Shirts for all ranks generally conformed to wartime patterns, however Officers could wear custom made or privately acquired shirts.
British, American, and Australian manufactured shirts were commonly worn by Canadians in Korea.
Officer Private Purchase
A private purchase Terylene shirt of a Canadian Provost Corps Major. Note the rank insignia worn on detachable slides over the epaulettes. Secured by elastic loops and button onto the epaulette buttons.
Terylene is the British/Canadian trade name for a type of polyester fabric known as Dacron in the United States.
Closeup of the rank insignia. Note the gilt metal C PRO C shoulder title.

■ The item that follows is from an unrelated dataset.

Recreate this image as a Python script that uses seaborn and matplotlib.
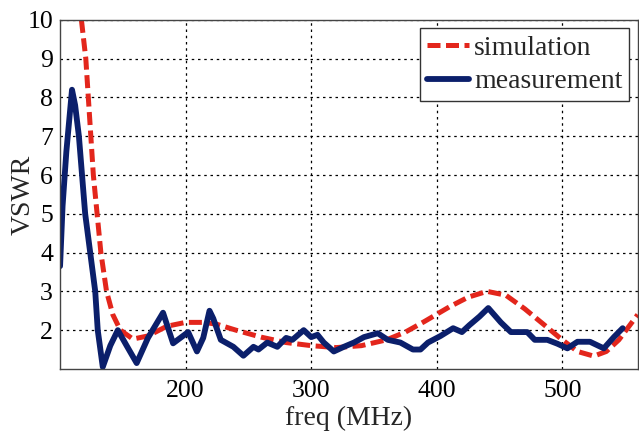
import matplotlib
matplotlib.use("Agg")
import matplotlib.pyplot as plt
import pandas as pd
import seaborn as sns

# simulated VSWR (red dashed)
sim_freq = [117, 120.5, 122.5, 124.5, 126.5, 129.5, 132.5, 137, 142, 148, 158, 170,
            185, 200, 215, 225, 240, 260, 280, 300, 320, 340, 360, 375, 390, 410,
            425, 440, 455, 470, 485, 498, 512, 525, 535, 545, 560]
sim_vswr = [10, 9, 8, 7, 6, 5, 4, 3, 2.4, 2.0, 1.77, 1.85,
            2.1, 2.2, 2.2, 2.15, 2.0, 1.82, 1.68, 1.6, 1.55, 1.6, 1.75, 1.95, 2.22, 2.6,
            2.85, 3.0, 2.9, 2.55, 2.15, 1.8, 1.45, 1.33, 1.45, 1.75, 2.4]

# measured VSWR (navy solid)
meas_freq = [100, 102, 105, 109.5, 112, 115, 117.5, 120, 124, 128, 130, 134, 140, 146,
             153, 161, 170, 182, 190, 202, 209, 214, 219, 222, 228, 238, 246, 254,
             258, 265, 273, 280, 285, 294, 300, 305, 310, 318, 326, 334, 342, 353,
             361, 371, 381, 387, 393, 403, 413, 420, 426, 434, 441, 451, 459, 472,
             478, 488, 496, 504, 512, 522, 533, 541, 548]
meas_vswr = [3.65, 5.2, 6.6, 8.2, 7.8, 7.0, 6.0, 5.0, 4.0, 3.0, 2.0, 1.05, 1.6, 2.0,
             1.6, 1.15, 1.8, 2.45, 1.66, 1.95, 1.45, 1.8, 2.5, 2.3, 1.75, 1.57, 1.34, 1.57,
             1.5, 1.68, 1.57, 1.8, 1.75, 2.0, 1.82, 1.88, 1.68, 1.45, 1.57, 1.68, 1.82, 1.92,
             1.75, 1.68, 1.5, 1.5, 1.68, 1.85, 2.05, 1.95, 2.13, 2.35, 2.57, 2.2, 1.95, 1.95,
             1.75, 1.75, 1.65, 1.53, 1.7, 1.7, 1.53, 1.82, 2.05]

sim = pd.DataFrame({"freq": sim_freq, "vswr": sim_vswr})
meas = pd.DataFrame({"freq": meas_freq, "vswr": meas_vswr})

sns.set_style("white")
plt.rcParams["font.family"] = "serif"
plt.rcParams["font.serif"] = ["Liberation Serif", "DejaVu Serif"]

fig = plt.figure(figsize=(6.39, 4.33), dpi=100)
ax = fig.add_axes([0.094, 0.148, 0.904, 0.806])

sns.lineplot(data=sim, x="freq", y="vswr", ax=ax, color="#e3261c",
             linewidth=3.6, linestyle=(0, (2.6, 1.1)), label="simulation", sort=False)
sns.lineplot(data=meas, x="freq", y="vswr", ax=ax, color="#0b1f6b",
             linewidth=4.2, label="measurement", sort=False)

ax.set_xlim(100, 560)
ax.set_ylim(1, 10)
ax.set_xticks([200, 300, 400, 500])
ax.set_yticks(range(2, 11))
ax.grid(True, color="black", linestyle=(0, (2, 3)), linewidth=0.9)
ax.tick_params(direction="in", length=5, labelsize=18.5, colors="black")
ax.tick_params(axis="x", pad=8)
ax.tick_params(axis="y", pad=5)
for s in ax.spines.values():
    s.set_color("#444444")
    s.set_linewidth(1.0)

ax.set_xlabel("freq (MHz)", fontsize=20, labelpad=3)
ax.set_ylabel("VSWR", fontsize=20)
# matlab-style: label sits close to the axis, overlapping the "10" column
ax.yaxis.set_label_coords(-0.042, 0.5)

leg = ax.legend(loc="upper right", fontsize=20, frameon=True, fancybox=False,
                framealpha=1, edgecolor="#333333", handlelength=1.5,
                handletextpad=0.2, borderpad=0.25, labelspacing=0.3,
                borderaxespad=0.3)
leg.get_frame().set_linewidth(1.0)

fig.savefig("out.png", dpi=100)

Typical Canadian wool flannel shirt of mid 1950s manufacture. Primary features are the absence of epaulettes and the buttons and button holes on either side of the collar. These buttons allowed the collar to be buttoned flat in the open position. Also of interest are the buttons on the sleeves. A short length of material was stiched on the inside of the sleeve, which was attached to the button when the sleeves were rolled up. 6 button front.

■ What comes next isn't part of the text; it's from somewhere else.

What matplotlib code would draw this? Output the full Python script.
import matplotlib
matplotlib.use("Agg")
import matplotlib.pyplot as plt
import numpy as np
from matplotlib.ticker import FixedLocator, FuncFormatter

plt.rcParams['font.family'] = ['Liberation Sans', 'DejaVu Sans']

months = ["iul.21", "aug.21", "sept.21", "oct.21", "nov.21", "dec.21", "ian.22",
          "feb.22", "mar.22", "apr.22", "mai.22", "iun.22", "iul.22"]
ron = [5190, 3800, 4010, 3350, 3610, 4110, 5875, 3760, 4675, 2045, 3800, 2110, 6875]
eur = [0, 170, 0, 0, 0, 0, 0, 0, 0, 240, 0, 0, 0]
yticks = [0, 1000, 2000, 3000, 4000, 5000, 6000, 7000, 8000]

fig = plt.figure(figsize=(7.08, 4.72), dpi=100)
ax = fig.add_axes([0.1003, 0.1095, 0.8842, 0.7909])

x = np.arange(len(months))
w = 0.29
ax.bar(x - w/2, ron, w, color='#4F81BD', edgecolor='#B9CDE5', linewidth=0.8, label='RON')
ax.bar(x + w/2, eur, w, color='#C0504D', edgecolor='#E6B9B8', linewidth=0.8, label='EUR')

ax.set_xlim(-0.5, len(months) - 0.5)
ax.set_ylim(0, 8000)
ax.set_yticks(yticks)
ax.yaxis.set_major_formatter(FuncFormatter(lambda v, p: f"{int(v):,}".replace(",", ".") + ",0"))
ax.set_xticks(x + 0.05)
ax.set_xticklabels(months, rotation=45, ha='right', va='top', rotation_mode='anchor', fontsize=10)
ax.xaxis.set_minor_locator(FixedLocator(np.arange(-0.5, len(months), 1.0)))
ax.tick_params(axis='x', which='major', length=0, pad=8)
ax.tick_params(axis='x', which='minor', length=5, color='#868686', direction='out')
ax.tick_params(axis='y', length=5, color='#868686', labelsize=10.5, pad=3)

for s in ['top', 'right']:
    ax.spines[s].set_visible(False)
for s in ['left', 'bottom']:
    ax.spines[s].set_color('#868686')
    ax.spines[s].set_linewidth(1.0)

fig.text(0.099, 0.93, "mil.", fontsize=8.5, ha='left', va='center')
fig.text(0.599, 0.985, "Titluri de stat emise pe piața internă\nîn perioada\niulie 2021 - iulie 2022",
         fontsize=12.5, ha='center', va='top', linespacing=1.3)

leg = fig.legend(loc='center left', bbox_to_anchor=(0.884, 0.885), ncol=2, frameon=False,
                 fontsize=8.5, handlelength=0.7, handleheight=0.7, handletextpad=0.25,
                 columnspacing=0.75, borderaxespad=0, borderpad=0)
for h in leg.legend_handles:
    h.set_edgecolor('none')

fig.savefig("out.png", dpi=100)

Closeup view of the collar illustrating the method of buttoning the collar in the open position.
View of the method of buttoning the sleeve in the rolled up position.
Similar to the above shirt, this example is made of a finer wool material and is of immediate post war manufacture. Although it was made in 1946, it was sealed as a manufacturer's sample in 1959. 6 button front.
Closeup view of the manufacturer's tag on the inside of the collar.
Closeup view of the Canadian Army inspector and Government Property stamp on the right front edge of the shirt.
Closeup view of the Sealed Sample tag dated 1959.
Cotton Khaki Drill or Bush Shirt. This pattern of shirt was still on issue well into the 1970s.
Closeup view of the collar buttoned closed. Note the buttons on either side of the collar points.
Closeup view of the collar buttoned in the open position.
Sleeves rolled up and secured by the button and tab.
View of the size, Government Inspection Service, manufacturer and date stamps.
Heavy wool flannel shirt of British manufacture. Similar in general details to Canadian shirts, British shirts were made with attached epaulettes and lacked the collar and sleeve buttons of Canadian shirts. This shirt has a 5 button front.
Closeup of the manufacturer's tag on the inside of the collar and the 1950 date. Note the Broad Arrow property stamp on the tag.
A 6 button front wool shirt of British manufacture. This shirt has a longer shirt-tail than the above example and extra material and reenforcing around the bottom buttons.
Label detail showing the date of manufacture and the Broad Arrow.